_What to do_:
Will you write out the data exactly, excluding every picture?

_Source data_:
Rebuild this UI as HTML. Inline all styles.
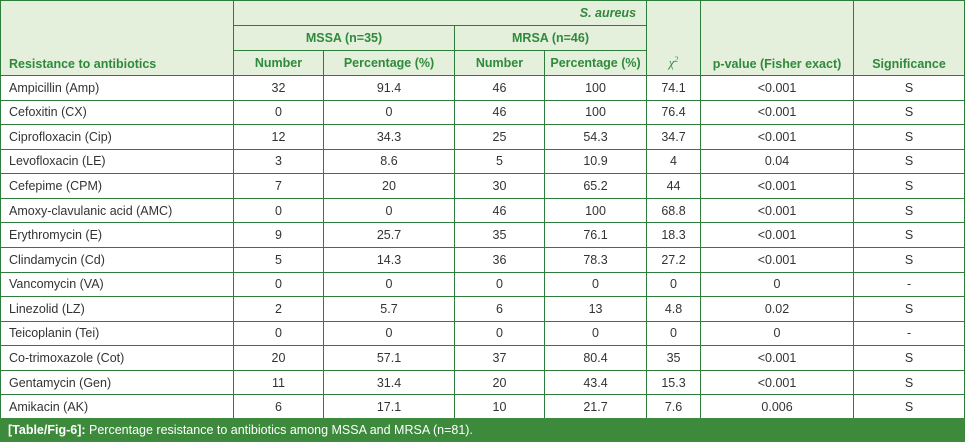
<!DOCTYPE html>
<html><head><meta charset="utf-8"><style>
body{margin:0;width:965px;height:442px;background:#fff;overflow:hidden;font-family:"Liberation Sans",sans-serif;}
table{position:absolute;left:0;top:0;border-collapse:collapse;table-layout:fixed;width:964px;}
td{border:1px solid #2f7d3a;font-size:12.5px;color:#333;text-align:center;padding:0;height:23.57px;white-space:nowrap;}
td.l{text-align:left;padding-left:8px;}
tr.h td{background:#e4efdc;color:#2f8a3c;font-weight:bold;height:24px;}
.cap{position:absolute;left:0;top:418px;width:965px;height:24px;background:#3d8a3c;color:#fff;font-size:12.5px;line-height:24px;padding-left:8px;box-sizing:border-box;}
</style></head><body>
<table>
<colgroup><col style="width:233px"><col style="width:90px"><col style="width:131px"><col style="width:90px"><col style="width:102px"><col style="width:54px"><col style="width:153px"><col style="width:111px"></colgroup>
<tr class="h"><td class="l" rowspan="3" style="vertical-align:bottom;padding-bottom:4px">Resistance to antibiotics</td><td colspan="4" style="text-align:right;padding-right:10px;font-style:italic">S. aureus</td><td rowspan="3" style="vertical-align:bottom;padding-bottom:4px;font-weight:normal;font-style:italic;font-family:'Liberation Serif',serif">χ<sup style="font-size:8px">2</sup></td><td rowspan="3" style="vertical-align:bottom;padding-bottom:4px">p-value (Fisher exact)</td><td rowspan="3" style="vertical-align:bottom;padding-bottom:4px">Significance</td></tr>
<tr class="h"><td colspan="2">MSSA (n=35)</td><td colspan="2">MRSA (n=46)</td></tr>
<tr class="h"><td>Number</td><td>Percentage (%)</td><td>Number</td><td>Percentage (%)</td></tr>
<tr><td class="l">Ampicillin (Amp)</td><td>32</td><td>91.4</td><td>46</td><td>100</td><td>74.1</td><td>&lt;0.001</td><td>S</td></tr>
<tr><td class="l">Cefoxitin (CX)</td><td>0</td><td>0</td><td>46</td><td>100</td><td>76.4</td><td>&lt;0.001</td><td>S</td></tr>
<tr><td class="l">Ciprofloxacin (Cip)</td><td>12</td><td>34.3</td><td>25</td><td>54.3</td><td>34.7</td><td>&lt;0.001</td><td>S</td></tr>
<tr><td class="l">Levofloxacin (LE)</td><td>3</td><td>8.6</td><td>5</td><td>10.9</td><td>4</td><td>0.04</td><td>S</td></tr>
<tr><td class="l">Cefepime (CPM)</td><td>7</td><td>20</td><td>30</td><td>65.2</td><td>44</td><td>&lt;0.001</td><td>S</td></tr>
<tr><td class="l">Amoxy-clavulanic acid (AMC)</td><td>0</td><td>0</td><td>46</td><td>100</td><td>68.8</td><td>&lt;0.001</td><td>S</td></tr>
<tr><td class="l">Erythromycin (E)</td><td>9</td><td>25.7</td><td>35</td><td>76.1</td><td>18.3</td><td>&lt;0.001</td><td>S</td></tr>
<tr><td class="l">Clindamycin (Cd)</td><td>5</td><td>14.3</td><td>36</td><td>78.3</td><td>27.2</td><td>&lt;0.001</td><td>S</td></tr>
<tr><td class="l">Vancomycin (VA)</td><td>0</td><td>0</td><td>0</td><td>0</td><td>0</td><td>0</td><td>-</td></tr>
<tr><td class="l">Linezolid (LZ)</td><td>2</td><td>5.7</td><td>6</td><td>13</td><td>4.8</td><td>0.02</td><td>S</td></tr>
<tr><td class="l">Teicoplanin (Tei)</td><td>0</td><td>0</td><td>0</td><td>0</td><td>0</td><td>0</td><td>-</td></tr>
<tr><td class="l">Co-trimoxazole (Cot)</td><td>20</td><td>57.1</td><td>37</td><td>80.4</td><td>35</td><td>&lt;0.001</td><td>S</td></tr>
<tr><td class="l">Gentamycin (Gen)</td><td>11</td><td>31.4</td><td>20</td><td>43.4</td><td>15.3</td><td>&lt;0.001</td><td>S</td></tr>
<tr><td class="l">Amikacin (AK)</td><td>6</td><td>17.1</td><td>10</td><td>21.7</td><td>7.6</td><td>0.006</td><td>S</td></tr>
</table>
<div class="cap"><b>[Table/Fig-6]:</b> Percentage resistance to antibiotics among MSSA and MRSA (n=81).</div>
</body></html>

_Completed exercise_:
Rebuild this UI as HTML. Inline all styles.
<!DOCTYPE html>
<html><head><meta charset="utf-8"><style>
body{margin:0;width:965px;height:442px;background:#fff;overflow:hidden;font-family:"Liberation Sans",sans-serif;}
table{position:absolute;left:0;top:0;border-collapse:collapse;table-layout:fixed;width:964px;}
td{border:1px solid #2f7d3a;font-size:12.5px;color:#333;text-align:center;padding:0;height:23.57px;white-space:nowrap;}
td.l{text-align:left;padding-left:8px;}
tr.h td{background:#e4efdc;color:#2f8a3c;font-weight:bold;height:24px;}
.cap{position:absolute;left:0;top:418px;width:965px;height:24px;background:#3d8a3c;color:#fff;font-size:12.5px;line-height:24px;padding-left:8px;box-sizing:border-box;}
</style></head><body>
<table>
<colgroup><col style="width:233px"><col style="width:90px"><col style="width:131px"><col style="width:90px"><col style="width:102px"><col style="width:54px"><col style="width:153px"><col style="width:111px"></colgroup>
<tr class="h"><td class="l" rowspan="3" style="vertical-align:bottom;padding-bottom:4px">Resistance to antibiotics</td><td colspan="4" style="text-align:right;padding-right:10px;font-style:italic">S. aureus</td><td rowspan="3" style="vertical-align:bottom;padding-bottom:4px;font-weight:normal;font-style:italic;font-family:'Liberation Serif',serif">χ<sup style="font-size:8px">2</sup></td><td rowspan="3" style="vertical-align:bottom;padding-bottom:4px">p-value (Fisher exact)</td><td rowspan="3" style="vertical-align:bottom;padding-bottom:4px">Significance</td></tr>
<tr class="h"><td colspan="2">MSSA (n=35)</td><td colspan="2">MRSA (n=46)</td></tr>
<tr class="h"><td>Number</td><td>Percentage (%)</td><td>Number</td><td>Percentage (%)</td></tr>
<tr><td class="l">Ampicillin (Amp)</td><td>32</td><td>91.4</td><td>46</td><td>100</td><td>74.1</td><td>&lt;0.001</td><td>S</td></tr>
<tr><td class="l">Cefoxitin (CX)</td><td>0</td><td>0</td><td>46</td><td>100</td><td>76.4</td><td>&lt;0.001</td><td>S</td></tr>
<tr><td class="l">Ciprofloxacin (Cip)</td><td>12</td><td>34.3</td><td>25</td><td>54.3</td><td>34.7</td><td>&lt;0.001</td><td>S</td></tr>
<tr><td class="l">Levofloxacin (LE)</td><td>3</td><td>8.6</td><td>5</td><td>10.9</td><td>4</td><td>0.04</td><td>S</td></tr>
<tr><td class="l">Cefepime (CPM)</td><td>7</td><td>20</td><td>30</td><td>65.2</td><td>44</td><td>&lt;0.001</td><td>S</td></tr>
<tr><td class="l">Amoxy-clavulanic acid (AMC)</td><td>0</td><td>0</td><td>46</td><td>100</td><td>68.8</td><td>&lt;0.001</td><td>S</td></tr>
<tr><td class="l">Erythromycin (E)</td><td>9</td><td>25.7</td><td>35</td><td>76.1</td><td>18.3</td><td>&lt;0.001</td><td>S</td></tr>
<tr><td class="l">Clindamycin (Cd)</td><td>5</td><td>14.3</td><td>36</td><td>78.3</td><td>27.2</td><td>&lt;0.001</td><td>S</td></tr>
<tr><td class="l">Vancomycin (VA)</td><td>0</td><td>0</td><td>0</td><td>0</td><td>0</td><td>0</td><td>-</td></tr>
<tr><td class="l">Linezolid (LZ)</td><td>2</td><td>5.7</td><td>6</td><td>13</td><td>4.8</td><td>0.02</td><td>S</td></tr>
<tr><td class="l">Teicoplanin (Tei)</td><td>0</td><td>0</td><td>0</td><td>0</td><td>0</td><td>0</td><td>-</td></tr>
<tr><td class="l">Co-trimoxazole (Cot)</td><td>20</td><td>57.1</td><td>37</td><td>80.4</td><td>35</td><td>&lt;0.001</td><td>S</td></tr>
<tr><td class="l">Gentamycin (Gen)</td><td>11</td><td>31.4</td><td>20</td><td>43.4</td><td>15.3</td><td>&lt;0.001</td><td>S</td></tr>
<tr><td class="l">Amikacin (AK)</td><td>6</td><td>17.1</td><td>10</td><td>21.7</td><td>7.6</td><td>0.006</td><td>S</td></tr>
</table>
<div class="cap"><b>[Table/Fig-6]:</b> Percentage resistance to antibiotics among MSSA and MRSA (n=81).</div>
</body></html>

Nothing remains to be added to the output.